Tuesday, November 10, 2015

Fund Drive

“It can be terrifying to know your own frailty.” Karen Connelly, The Lizard Cage

When I’m driving around town in my old Honda Civic I listen to KPFK, the leftist station based in Los Angeles that is part of the Pacifica radio network. I like Democracy Now, Thom Hartmann, Background Briefing with Ian Masters, and Margaret Prescod, but like most listeners, I tire very quickly of endless on-air fund drives, the frantic pleas for money to keep the station from death’s doorstep.

The problem is that KPFK is always at death’s doorstep. Various reasons for this penury are advanced, including the difficulty in our corporate media landscape of operating a station solely on listener donations, or because KPFK is managed by an unwieldy board that can’t locate its behind with both hands. Maybe the truth is that lefties can’t manage money. Anyway, it feels as if the current fund drive has been going on for three weeks. I made my tithe a few months ago and have no more to give, and I don’t like being made to feel guilty for not chipping in $150 for a book and a couple of DVD’s. I wish some left-leaning billionaire – if such a person even exists -- would send KPFK a check for a few million so they can knock off these fund drives and get back to programming.

Case in point: I’m in the Honda the other afternoon and this host is vigorously hawking downloads for a breakthrough, consciousness-raising, spiritual-cleansing program guaranteed to change a person’s life. Access Consciousness it’s called.

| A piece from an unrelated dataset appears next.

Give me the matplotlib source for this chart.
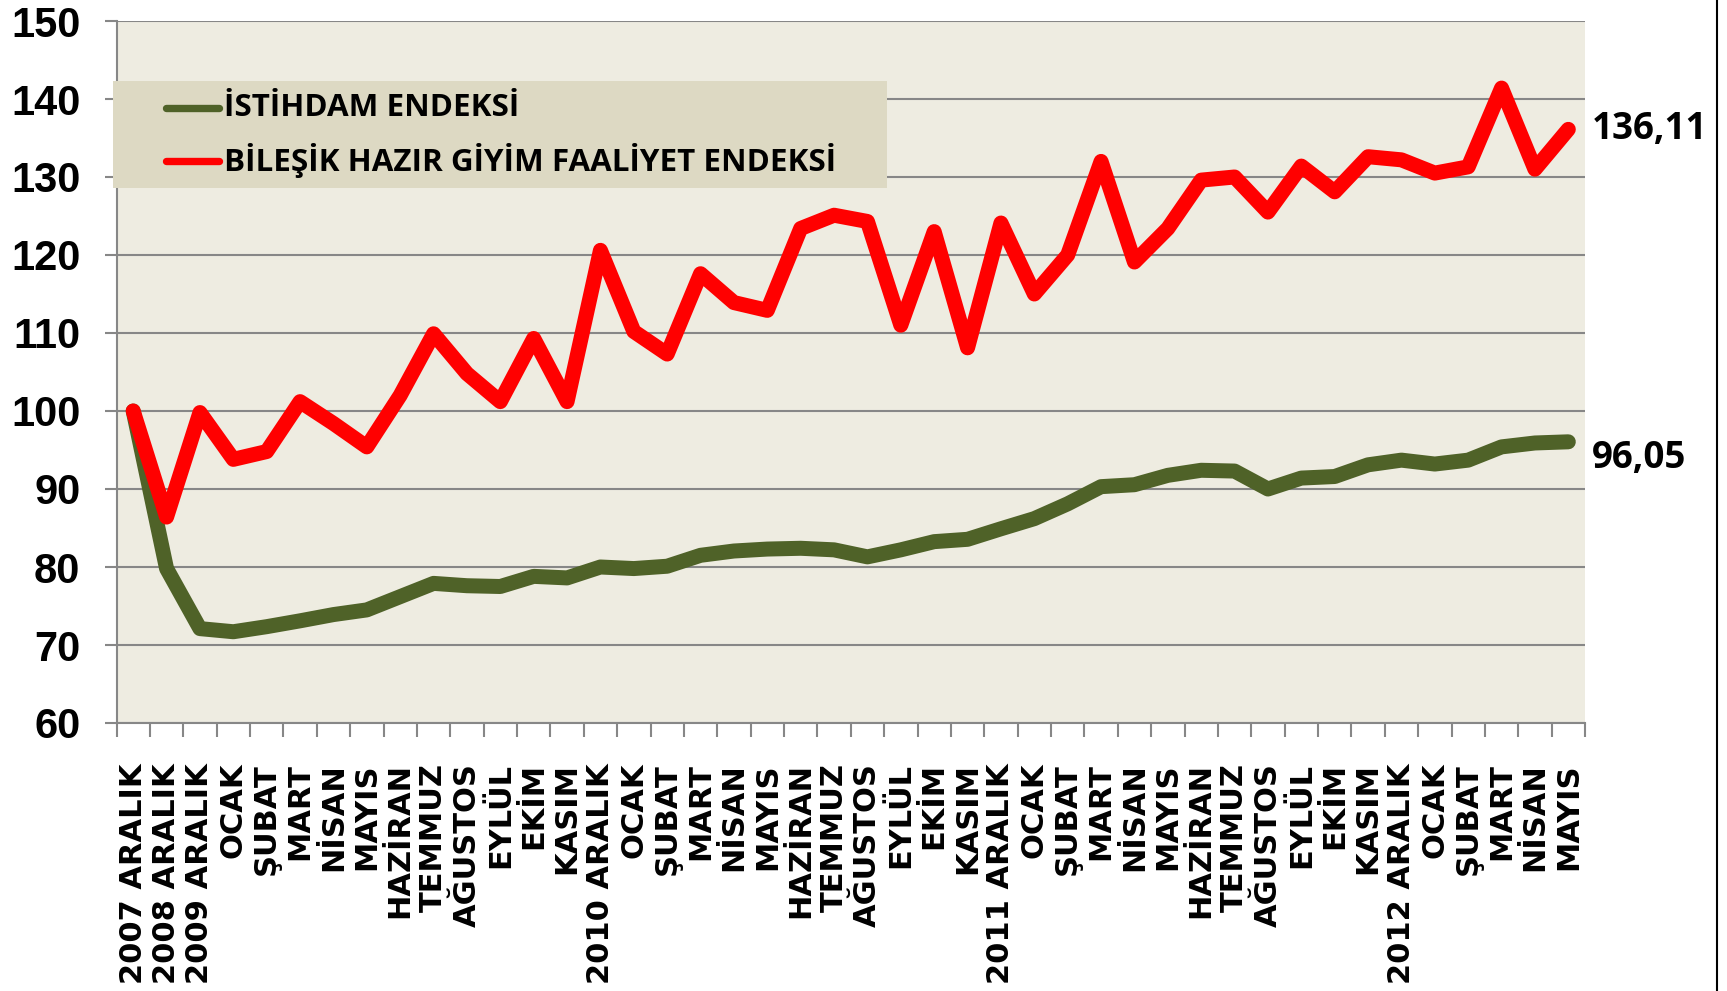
import matplotlib
matplotlib.use("Agg")
import matplotlib.pyplot as plt
from matplotlib.patches import Rectangle
from matplotlib.lines import Line2D

categories = ["2007 ARALIK", "2008 ARALIK", "2009 ARALIK",
              "OCAK", "ŞUBAT", "MART", "NİSAN", "MAYIS", "HAZİRAN", "TEMMUZ",
              "AĞUSTOS", "EYLÜL", "EKİM", "KASIM", "2010 ARALIK",
              "OCAK", "ŞUBAT", "MART", "NİSAN", "MAYIS", "HAZİRAN", "TEMMUZ",
              "AĞUSTOS", "EYLÜL", "EKİM", "KASIM", "2011 ARALIK",
              "OCAK", "ŞUBAT", "MART", "NİSAN", "MAYIS", "HAZİRAN", "TEMMUZ",
              "AĞUSTOS", "EYLÜL", "EKİM", "KASIM", "2012 ARALIK",
              "OCAK", "ŞUBAT", "MART", "NİSAN", "MAYIS"]

istihdam = [100.0, 79.8, 72.1, 71.7, 72.35, 73.1, 73.9, 74.5, 76.2, 77.9,
            77.6, 77.5, 78.8, 78.6, 80.0, 79.8, 80.1, 81.5, 82.05, 82.3,
            82.4, 82.2, 81.3, 82.2, 83.25, 83.55, 84.9, 86.2, 88.1, 90.3,
            90.55, 91.75, 92.4, 92.3, 90.0, 91.4, 91.6, 93.1, 93.7, 93.2,
            93.7, 95.4, 95.9, 96.05]

bilesik = [100.0, 86.4, 99.8, 93.8, 94.8, 101.2, 98.4, 95.4, 102.0, 109.9,
           104.8, 101.2, 109.3, 101.2, 120.6, 110.2, 107.3, 117.6, 113.9, 112.9,
           123.4, 125.1, 124.3, 111.0, 123.0, 108.1, 124.1, 115.0, 120.0, 132.0,
           119.1, 123.4, 129.6, 130.0, 125.5, 131.4, 128.1, 132.6, 132.2, 130.5,
           131.3, 141.4, 131.0, 136.11]

series_names = ["İSTİHDAM ENDEKSİ", "BİLEŞİK HAZIR GİYİM FAALİYET ENDEKSİ"]
end_labels = ["96,05", "136,11"]
yticks = [60, 70, 80, 90, 100, 110, 120, 130, 140, 150]

GREEN = "#4F6228"
RED = "#FF0000"
GRID = "#878787"
BG = "#EEECE1"
LEG_BG = "#DDD9C3"

W, H = 1727, 991
fig = plt.figure(figsize=(W / 100, H / 100), dpi=100)
fig.patch.set_facecolor("white")


def fx(px):
    return px / W


def fy(py):
    return 1 - py / H


left, right, top, bottom = 116.5, 1585, 21, 723
ax = fig.add_axes([fx(left), fy(bottom), fx(right - left), (bottom - top) / H])
ax.set_facecolor(BG)

x = list(range(len(categories)))
ax.plot(x, istihdam, color=GREEN, lw=10.8, solid_joinstyle="round",
        solid_capstyle="round", zorder=3)
ax.plot(x, bilesik, color=RED, lw=10.8, solid_joinstyle="round",
        solid_capstyle="round", zorder=4)

ax.set_xlim(-0.5, len(categories) - 0.5)
ax.set_ylim(60, 150)
ax.set_yticks(yticks)
ax.set_yticklabels([str(v) for v in yticks], fontfamily="Liberation Sans",
                   fontweight="bold", fontsize=30)
ax.set_xticks(x)
ax.set_xticklabels(categories, rotation=90, fontfamily="DejaVu Sans",
                   fontweight="bold", fontsize=22, va="top", ha="center")
ax.set_xticks([i - 0.5 for i in range(len(categories) + 1)], minor=True)
ax.tick_params(axis="x", which="major", length=0, pad=28.8)
ax.tick_params(axis="x", which="minor", length=10, width=1.5, color=GRID)
ax.tick_params(axis="y", which="major", length=8.6, width=1.5, color=GRID, pad=17.5)

ax.grid(axis="y", color=GRID, lw=1.5, zorder=1)
ax.set_axisbelow(True)
for s in ["top", "right"]:
    ax.spines[s].set_visible(False)
for s in ["left", "bottom"]:
    ax.spines[s].set_color(GRID)
    ax.spines[s].set_linewidth(1.5)

# end-value labels
ax.annotate(end_labels[1], xy=(x[-1], bilesik[-1]), xytext=(17, 0),
            textcoords="offset points", va="center", ha="left",
            fontfamily="Open Sans", fontweight="bold", fontsize=26.5, zorder=5,
            annotation_clip=False)
ax.annotate(end_labels[0], xy=(x[-1], istihdam[-1]), xytext=(17, -12),
            textcoords="offset points", va="center", ha="left",
            fontfamily="Open Sans", fontweight="bold", fontsize=26.5, zorder=5,
            annotation_clip=False)

# legend box
lx0, ly0, lx1, ly1 = 113, 81, 887, 188
fig.add_artist(Rectangle((fx(lx0), fy(ly1)), fx(lx1 - lx0), (ly1 - ly0) / H,
                         transform=fig.transFigure, facecolor=LEG_BG,
                         edgecolor="none", zorder=10))
for name, col, yy in [(series_names[0], GREEN, 108), (series_names[1], RED, 161)]:
    fig.add_artist(Line2D([fx(166), fx(219)], [fy(yy), fy(yy)],
                          transform=fig.transFigure, color=col, lw=5.3,
                          solid_capstyle="round", zorder=11))
    fig.text(fx(224), fy(yy), name, va="center", ha="left",
             fontfamily="Open Sans", fontweight="bold", fontsize=22.6, zorder=12)

# right border line
fig.add_artist(Line2D([fx(1717), fx(1717)], [0, 1], transform=fig.transFigure,
                      color="black", lw=1.5))

fig.savefig("out.png", dpi=100, facecolor="white")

Never heard of it or the host’s guest, a fellow named Dain Heer, who talked as if Access Consciousness had given him the key to the universe. Money woes? No problem. Trouble finding that special someone to share your life with? Easy peesey. Questions about why you are where you are and not someplace better? Access Consciousness will open doors for you that you never dreamed existed. I began to listen more carefully. Like all commercially savvy gurus, Heer talked a lot without divulging much -- about tools and joy and ease and vibrant health and financial freedom. When he mentioned “clearing statements” my inner skeptic stood up and said, “Whoa man, this is starting to sound like Scientology BS.”

I went back to my life, my routines and habitual patterns of being, early to bed, early to rise, a bottle of beer before dinner, and the pages of a book before switching off the light for the night. But what I’d heard on KPFK nagged at me so I did some research. What I learned from Google searches is that the founder of Access Consciousness is a guy named Gary Young, who at the time he conceived his answer to all of life’s doubts and difficulties just happened to live in Santa Barbara. Dain Heer, who to my chagrin also had a Santa Barbara connection, joined the team a bit later and immediately became the young, cool face of the enterprise. Heer’s talks are all over YouTube; the few I watched creeped me out.


There’s no doubt in my mind that Access Consciousness is total nonsense and a cult. What really bugs me is that KPFK is pushing this snake oil on unsuspecting listeners. Any time some smug white guy claims to have the answers to life’s perplexing questions, and offers to share them for a price, you can be assured you are about to be fleeced.